Maybe this sort of thing? The discriminant of the given polynomial is (with an irrelevant numerical factor removed)

$$ =k\left( k^{2}-37k+160\right) =k\left( k-5\right) \left( k-32\right)$$

That does give you the values as asked. It needs a bit more to know whether the ranges where it is negative give four or zero real roots, as mentioned by etothepi.

But against this it is a pain to calculate 5 x 5 determinant, even one with a number of zeros and units. I started, for the hell of it, but decided I shoudn't waste my time or encourage anyone else to waste theirs, so used WolframALpha to do it. Then it would be not too difficult to factorise – however we actually already knew the numerical values of its roots!

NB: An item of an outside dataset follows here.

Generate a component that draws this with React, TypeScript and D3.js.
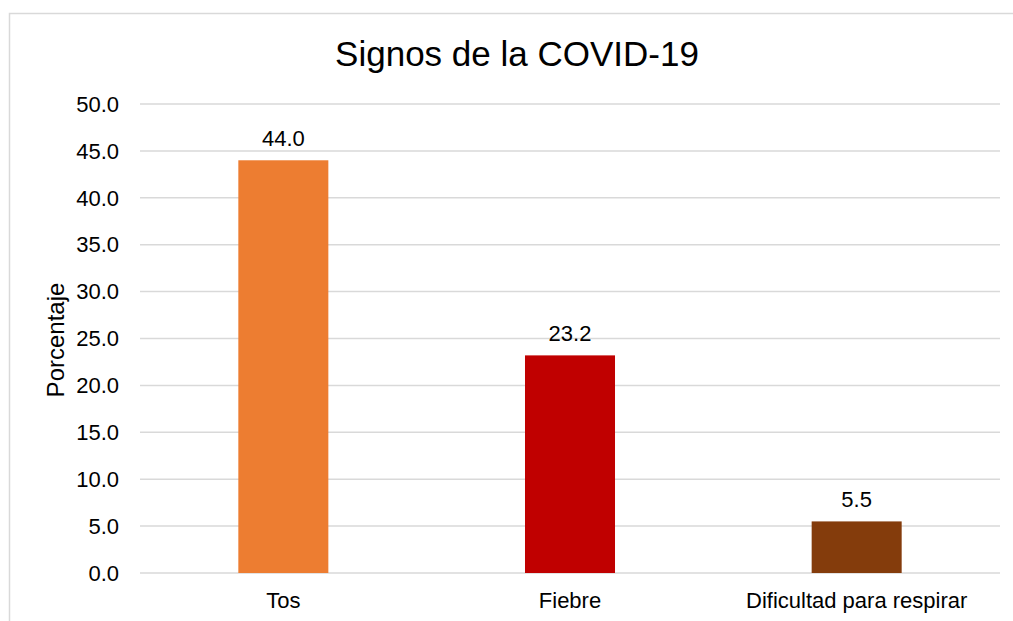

However you may be thinking, ah, but it is purely algebraic whereas other methods talk about the derivative, i.e. involve calculus. Firstly let me say that one definition of the discriminant is the condition that a root of the polynomial equal a root of its derivative. at least, that is how you most easily get the formula (like the determinant above) for the discriminant so we haven't got away from derivatives. Still (now I think of it) you could argue from a different definition, that it is the product of all squares of differences between roots, which leads with more difficulty to the same formula. Anyway you will find all the algebra texts on the subject of the nature or localisation of roots, use derivatives very freely, and a great deal.But the clinching thing is that derivatives of polynomials don't have to be a calculus concept - they can be defined purely algebraically! So they are in my Bible (Old Testament) of algebraic equations*. I don't know whether this is common in other texts - you might easily miss it because you tend to rush cursorily over stuff one imagines one knows already - I know I did on first reading of Burnside & Panton. So it sounds like a good question, but I think at the end of the day there is nothing in it really. You best get the answers to this question just moving the curve up and down.

*The Theory of Equations, Burnside & Panton, 7th ed. 1912.